Hacker News new | ask | show | jobs
by tardoe 757 days ago
But it's well understood that salaries aren't keeping pace with inflation / retail cost inflation. If salaries aren't then the ask starts to make sense.
2 comments

But in terms of real dollars would total compensation go up? How would this even work? Isn’t this just moving around the chairs on the deck of the Titanic?
Probably the way tax exempt American employee healthcare does, which to sum up is a disaster.

Japan currently has tax exempt commuting allowance.

Am not familiar with Japan but the US exempts commuting reimbursements.

https://www.irs.gov/publications/p15b#en_US_2024_publink1000...

In Japan, the commuting allowance allows a full pre-tax writeoff of up to ¥100,000 a month, which before the start of Japanese inflation was about $1000 a month, so it is significantly more generous. https://globalvoices.org/2014/11/05/are-employee-transportat...
So, you prefer the situation where CEO salaries are rising significantly faster than housing costs, and everybody else's salaries are rising slower than housing costs. I suppose you also consider homeless encampments an eyesore?
Unfortunately rising cost of living is mostly generated by people’s salaries going up (due to gradual increase in productivity), then it’s ripe for the taking by landlords. The rising rent requires everyone to raise their prices, thus eating most of the gains of the initial salary increases.
Productivity is actually falling. What's happened is that a record number of migrants came in after the fastest rate rises in the country's history, into a historic housing shortage. Competition for rentals (1% vacancy rates in many areas, sometimes lower) has kept the rental yield high, which has in turn buoyed housing prices despite the increase in interest rates.
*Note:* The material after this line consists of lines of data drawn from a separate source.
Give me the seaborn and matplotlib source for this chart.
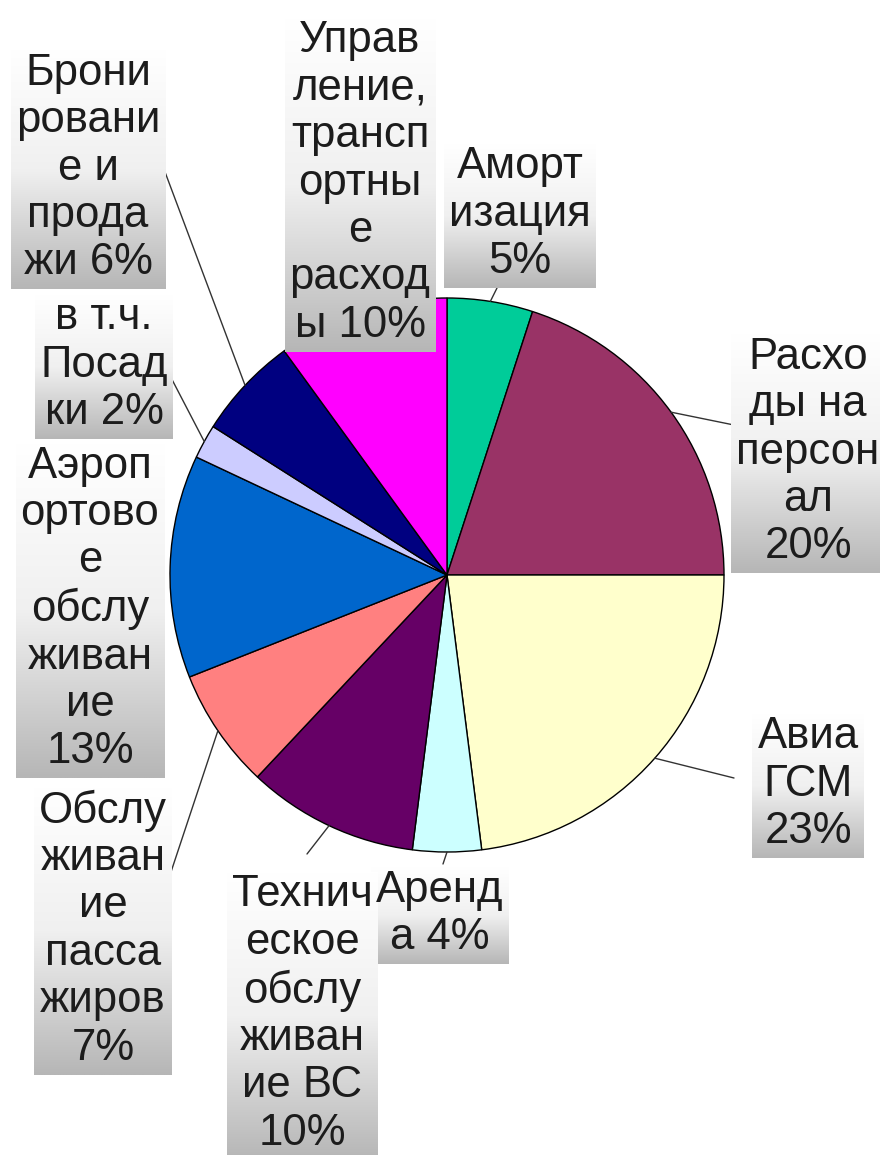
import numpy as np
import matplotlib
matplotlib.use("Agg")
import matplotlib.pyplot as plt
import seaborn as sns
from matplotlib.colors import LinearSegmentedColormap

# cost structure, clockwise from 12 o'clock
categories = ["Амортизация", "Расходы на персонал", "Авиа ГСМ", "Аренда",
              "Техническое обслуживание ВС", "Обслуживание пассажиров",
              "Аэропортовое обслуживание", "в т.ч. Посадки",
              "Бронирование и продажи", "Управление, транспортные расходы"]
shares = [5, 20, 23, 4, 10, 7, 13, 2, 6, 10]
label_texts = ["Аморт\nизация\n5%",
               "Расхо\nды на\nперсон\nал\n20%",
               "Авиа\nГСМ\n23%",
               "Аренд\nа 4%",
               "Технич\nеское\nобслу\nживан\nие ВС\n10%",
               "Обслу\nживан\nие\nпасса\nжиров\n7%",
               "Аэроп\nортово\nе\nобслу\nживан\nие\n13%",
               "в т.ч.\nПосад\nки 2%",
               "Брони\nровани\nе и\nпрода\nжи 6%",
               "Управ\nление,\nтрансп\nортны\nе\nрасход\nы 10%"]
colors = ["#00cc99", "#993366", "#ffffcc", "#ccffff", "#660066",
          "#ff8080", "#0066cc", "#ccccff", "#000080", "#ff00ff"]

# layout in image pixels
CX, CY, R = 447, 575, 277
label_pos = [(520, 214), (808, 452), (808, 784), (440, 914), (302, 1014),
             (103, 929), (90, 609), (104, 365), (88, 168), (360, 183)]
leader_end = [(497, 288), (734, 425), (734, 778), (443, 864), (307, 854),
              (165, 890), None, (166, 368), (165, 172), None]


def px(x, y):
    return (x - CX) / R, (CY - y) / R


sns.set_theme(style="white")
plt.rcParams['font.family'] = ['Liberation Sans', 'DejaVu Sans']

fig = plt.figure(figsize=(8.8, 11.55), dpi=100)
ax = fig.add_axes([0, 0, 1, 1])
wedges, _ = ax.pie(shares, colors=colors, startangle=90, counterclock=False,
                   radius=1, wedgeprops=dict(edgecolor="black", linewidth=1.0))

# leader lines from wedge middle to label
for w, end in zip(wedges, leader_end):
    if end is None:
        continue
    a = np.deg2rad((w.theta1 + w.theta2) / 2)
    ex, ey = px(*end)
    ax.plot([np.cos(a), ex], [np.sin(a), ey], color="#333333", lw=1.0, zorder=2)

texts = []
for txt, pos in zip(label_texts, label_pos):
    t = ax.text(*px(*pos), txt, ha="center", va="center", fontsize=31.5,
                linespacing=1.2, color="#1c1c1c", zorder=5)
    texts.append(t)

xlim = (px(0, 0)[0], px(880, 0)[0])
ylim = (px(0, 1155)[1], px(0, 0)[1])
ax.set_xlim(*xlim)
ax.set_ylim(*ylim)
ax.set_aspect("auto")
ax.axis("off")

# gradient boxes behind labels
fig.canvas.draw()
renderer = fig.canvas.get_renderer()
inv = ax.transData.inverted()
grad_cmap = LinearSegmentedColormap.from_list("lbl", ["#ffffff", "#f0f0f0", "#b6b6b6"])
grad = np.linspace(0, 1, 256).reshape(-1, 1)
for t in texts:
    bb = t.get_window_extent(renderer)
    x0, y0 = inv.transform((bb.x0 - 5, bb.y0 - 6))
    x1, y1 = inv.transform((bb.x1 + 5, bb.y1 + 2))
    ax.imshow(grad, cmap=grad_cmap, extent=[x0, x1, y0, y1], origin="upper",
              aspect="auto", zorder=4, interpolation="bilinear")

ax.set_xlim(*xlim)
ax.set_ylim(*ylim)
ax.set_aspect("auto")

fig.savefig("out.png", dpi=100)
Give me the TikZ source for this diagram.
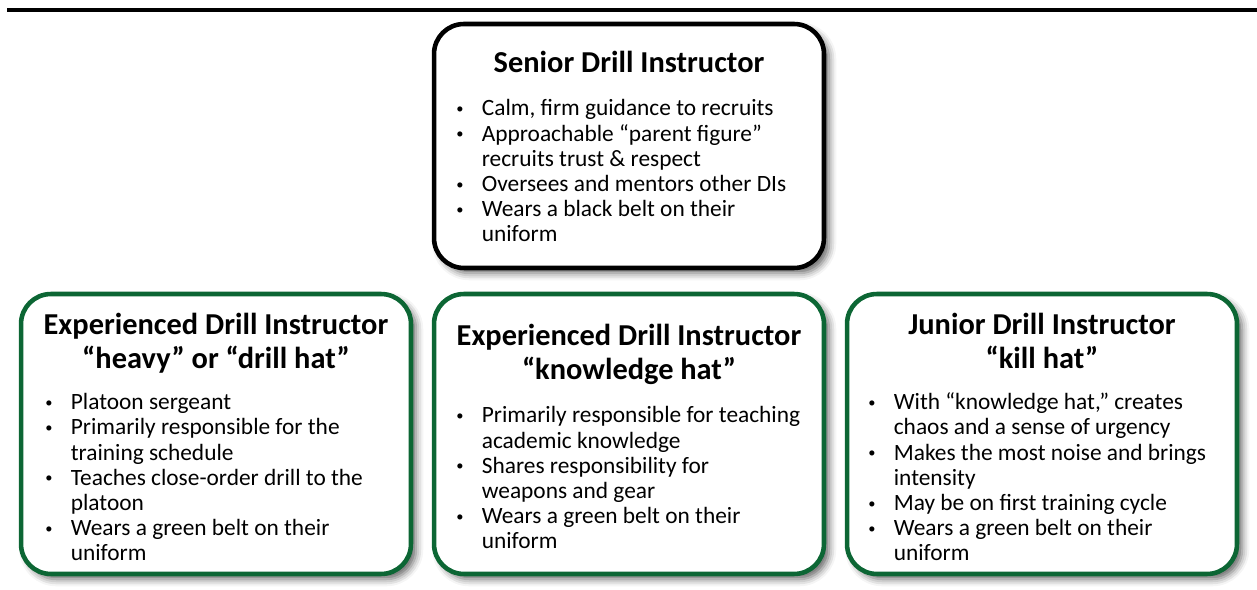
\documentclass[tikz,border=0pt]{standalone}
\usepackage{fontspec}
\setmainfont{Carlito}
\usetikzlibrary{shadows.blur}

\definecolor{digreen}{RGB}{12,102,52}
\newcommand{\dibul}{\makebox[0.51cm][l]{\raisebox{0.22ex}{\scalebox{0.62}{\textbullet}}}}
\newcommand{\dicont}{\hspace*{0.51cm}}

\begin{document}
\begin{tikzpicture}[
            x = 0.02cm, y = -0.02cm, % one unit = one pixel of the page
            dibox/.style = {draw=black, line width=2.6pt, rounded corners=17pt,
                fill=white, minimum width=7.8cm, minimum height=5.6cm,
                blur shadow={shadow xshift=3pt, shadow yshift=-3pt,
                    shadow blur radius=4pt, shadow opacity=60}},
            greenbox/.style = {dibox, draw=digreen},
            dititle/.style = {font=\bfseries\fontsize{17.3}{19.9}\selectfont,
                align=center, anchor=base, inner sep=0pt}, % base = last line
            dilist/.style = {font=\fontsize{13.3}{14.35}\selectfont,
                align=left, anchor=base west, inner sep=0pt}
        ]
\useasboundingbox (0,0) rectangle (1257,590);

% rule over the page
\coordinate (ruleL) at (7,10);
\coordinate (ruleR) at (1257,10);
\draw[line width=1.9pt] (ruleL) -- (ruleR);

% senior
\node[dibox, minimum height=4.88cm] (senior) at (629,146) {};
\node[dititle] (seniorT) at (629,73) {Senior Drill Instructor};
\node[dilist] (seniorL) at (456,242) {\dibul Calm, firm guidance to recruits\\
 \dibul Approachable ``parent figure''\\
 \dicont recruits trust \& respect\\
 \dibul Oversees and mentors other DIs\\
 \dibul Wears a black belt on their\\
 \dicont uniform};

% heavy hat
\node[greenbox] (heavy) at (216,434) {};
\node[dititle] (heavyT) at (216,369) {Experienced Drill Instructor\\
 ``heavy'' or ``drill hat''};
\node[dilist] (heavyL) at (45,561) {\dibul Platoon sergeant\\
 \dibul Primarily responsible for the\\
 \dicont training schedule\\
 \dibul Teaches close-order drill to the\\
 \dicont platoon\\
 \dibul Wears a green belt on their\\
 \dicont uniform};

% knowledge hat
\node[greenbox] (knowledge) at (629,434) {};
\node[dititle] (knowledgeT) at (629,380) {Experienced Drill Instructor\\
 ``knowledge hat''};
\node[dilist] (knowledgeL) at (456,549) {\dibul Primarily responsible for teaching\\
 \dicont academic knowledge\\
 \dibul Shares responsibility for\\
 \dicont weapons and gear\\
 \dibul Wears a green belt on their\\
 \dicont uniform};

% kill hat
\node[greenbox] (kill) at (1042,434) {};
\node[dititle] (killT) at (1042,369) {Junior Drill Instructor\\
 ``kill hat''};
\node[dilist] (killL) at (868,561) {\dibul With ``knowledge hat,'' creates\\
 \dicont chaos and a sense of urgency\\
 \dibul Makes the most noise and brings\\
 \dicont intensity\\
 \dibul May be on first training cycle\\
 \dibul Wears a green belt on their\\
 \dicont uniform};

\end{tikzpicture}
\end{document}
In addition to this, migration and tightening credit are both depressing wages after a short burst of growth during COVID. A big part of this is that work restrictions for student visas have been lifted, which means a flood of full-time cheap labour for those who only use the student visa to gain entry into the country. All of this in a country with a significant money laundering problem in real estate, that has been known about for more than twenty years, and a government that has zero interest in investigating the issue, because 60% of the population either own a home outright, or have a mortgage.

Inflation has started increasing again because the cost of housing is included in the CPI, and government price controls on energy (enacted during COVID) are coming to an end. This likely means more rate rises are on the way, at a time when we're seeing a significant decline in per capita GDP.